Sin la identidad inamovible de la fe cristiana, los préstamos exteriores se convierten en fáciles y transitorios sincretismos que el tiempo disipa. Sin la necesaria apertura a esas otras fuentes –tan variadas y ricas en nuestra época– el pensamiento cristiano se angosta y queda atrás. Y sin el indispensable discernimiento crítico, se producen síntesis aparentes y ruinosas que tanto dañan hoy mismo la conciencia de los fieles. El Papa urge en forma especial a los creyentes a no caer en la tentación de recurrir a ideologías ateas, o transidas de materialismo teórico o práctico, o cautivas del principio de la inmanencia o inmanentismo, y. en general, incompatibles con la fe cristiana. Más aún, el solo pensar ideológico, en el sentido actual de esta expresión, ya lleva consigo simplificaciones o reducciones frente a las cuales la conciencia cristiana debe mantenerse en guardia, atenta a la diferencia que media entre la doctrina y la ideología.

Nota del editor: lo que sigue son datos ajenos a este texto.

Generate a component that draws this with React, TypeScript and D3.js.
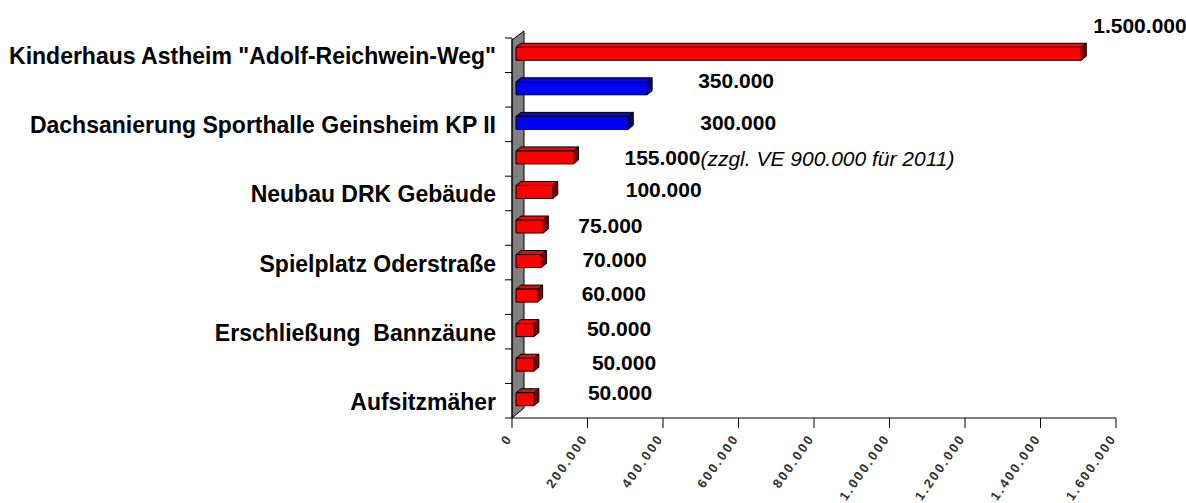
import React from "react";
import * as d3 from "d3";

const categories = [
  'Kinderhaus Astheim "Adolf-Reichwein-Weg"',
  "",
  "Dachsanierung Sporthalle Geinsheim KP II",
  "",
  "Neubau DRK Gebäude",
  "",
  "Spielplatz Oderstraße",
  "",
  "Erschließung  Bannzäune",
  "",
  "Aufsitzmäher",
];
const values = [1500000, 350000, 300000, 155000, 100000, 75000, 70000, 60000, 50000, 50000, 50000];
const barGroup = ["r", "b", "b", "r", "r", "r", "r", "r", "r", "r", "r"];
const valueNotes = ["", "", "", "(zzgl. VE 900.000 für 2011)", "", "", "", "", "", "", ""];
const xTicks = [0, 200000, 400000, 600000, 800000, 1000000, 1200000, 1400000, 1600000];

// manual label placement nudges (layout only)
const labelDx = [15, 54, 75, 54, 76, 38, 44, 47, 56, 61, 57];
const labelDy = [-30, -9, -2, -1, -4, -3, -3, -4, -3, -4, -8];

const W = 1186;
const H = 503;
const FONT = "'Liberation Sans', Arial, sans-serif";

const de = d3.formatLocale({ decimal: ",", thousands: ".", grouping: [3], currency: ["", "€"] });
const fmt = de.format(",d");

const colors: Record<string, { front: string; side: string }> = {
  r: { front: "#ff0000", side: "#800000" },
  b: { front: "#0000ff", side: "#000080" },
};

export default function App() {
  const x = d3.scaleLinear().domain([0, 1600000]).range([512, 1116]);
  const y = d3
    .scaleBand<number>()
    .domain(values.map((_, i) => i))
    .range([38, 418])
    .paddingInner(0);
  const bw = y.bandwidth();
  const dx = 5;
  const dy = -4;
  const x0 = x(0);
  const axisY = 418;

  const bandEdges = d3.range(values.length + 1).map((i) => 38 + i * bw);

  return (
    <svg
      width={W}
      height={H}
      style={{ position: "absolute", left: 0, top: 0, background: "#fff" }}
      fontFamily={FONT}
    >
      {/* back wall */}
      <polygon
        points={`${x0},${axisY} ${x0},${40} ${x0 + 12},${31} ${x0 + 12},${axisY - 10}`}
        fill="#808080"
        stroke="#000"
        strokeWidth={1}
      />
      {/* category axis ticks */}
      {bandEdges.map((e, i) => (
        <line key={i} x1={x0 - 7} x2={x0} y1={e} y2={e} stroke="#000" strokeWidth={1} />
      ))}
      <line x1={x0} x2={x0} y1={38} y2={axisY} stroke="#000" strokeWidth={1} />

      {/* bars */}
      {values.map((v, i) => {
        const c = (y(i) as number) + bw / 2;
        const bx0 = x0 + 4;
        const bx1 = x(v) + 3;
        const by0 = c - 8;
        const by1 = c + 5;
        const col = colors[barGroup[i]];
        return (
          <g key={i} stroke="#000" strokeWidth={1} strokeLinejoin="round">
            <polygon
              points={`${bx0},${by0} ${bx0 + dx},${by0 + dy} ${bx1 + dx},${by0 + dy} ${bx1},${by0}`}
              fill={col.front}
            />
            <polygon
              points={`${bx1},${by0} ${bx1 + dx},${by0 + dy} ${bx1 + dx},${by1 + dy} ${bx1},${by1}`}
              fill={col.side}
            />
            <rect x={bx0} y={by0} width={bx1 - bx0} height={by1 - by0} fill={col.front} />
          </g>
        );
      })}

      {/* x axis */}
      <line x1={x0} x2={x(1600000)} y1={axisY} y2={axisY} stroke="#000" strokeWidth={1} />
      {xTicks.map((t) => (
        <g key={t}>
          <line x1={x(t)} x2={x(t)} y1={axisY} y2={axisY + 10} stroke="#000" strokeWidth={1} />
          <text
            transform={`translate(${x(t) + 1},${axisY + 20}) rotate(-55)`}
            textAnchor="end"
            fontSize={13}
            fontWeight="bold"
            letterSpacing={2.2}
            fill="#333"
          >
            {fmt(t)}
          </text>
        </g>
      ))}

      {/* category labels */}
      {categories.map((cat, i) =>
        cat ? (
          <text
            key={i}
            x={496}
            y={(y(i) as number) + bw / 2 + 1}
            dominantBaseline="central"
            textAnchor="end"
            fontSize={23}
            fontWeight="bold"
            fill="#000"
            style={{ whiteSpace: "pre" }}
          >
            {cat}
          </text>
        ) : null
      )}

      {/* value labels */}
      {values.map((v, i) => {
        const c = (y(i) as number) + bw / 2;
        return (
          <text
            key={i}
            x={x(v) + labelDx[i]}
            y={c + labelDy[i]}
            dominantBaseline="central"
            fontSize={21}
            fontWeight="bold"
            fill="#000"
          >
            {fmt(v)}
            {valueNotes[i] ? (
              <tspan fontWeight="normal" fontStyle="italic">
                {valueNotes[i]}
              </tspan>
            ) : null}
          </text>
        );
      })}
    </svg>
  );
}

9. En las proximidades del tercer milenio, la humanidad se encuentra en el trance de un proceso de cambio sin precedentes, “que no podrá tener lugar en el sentido de la salvación, más que en virtud de una cultura nueva, de dimensiones planetarias” (Discurso al mundo de la cultura de Florencia, n. 8, 18 de octubre de 1986).

A la Iglesia en Latinoamérica, y en particular a la Iglesia que peregrina en Chile y a esta noble nación, en la vigilia de las celebraciones del V centenario del comienzo de la evangelización del continente americano, se le pide su aporte original en la formación de una síntesis renovada que ofrezca respuestas adecuadas a la “nueva época de la historia humana” (Gaudium et spes, 54).

Al agradecer vuestra presencia, deseo reiterar mi profunda estima por la labor que desempeñáis en favor de la cultura, y a la vez alentaros en vuestros esfuerzos por hacer de nuestro mundo un lugar más fraterno, humano y acogedor y, por lo mismo, más digno de Dios.

Elevo mi plegaria al Altísimo para que os conceda la fuerza necesaria para seguir trabajando al servicio de Chile. A todos los presentes, a vuestras familias y a las instituciones que representáis imparto con afecto mi bendición apostólica.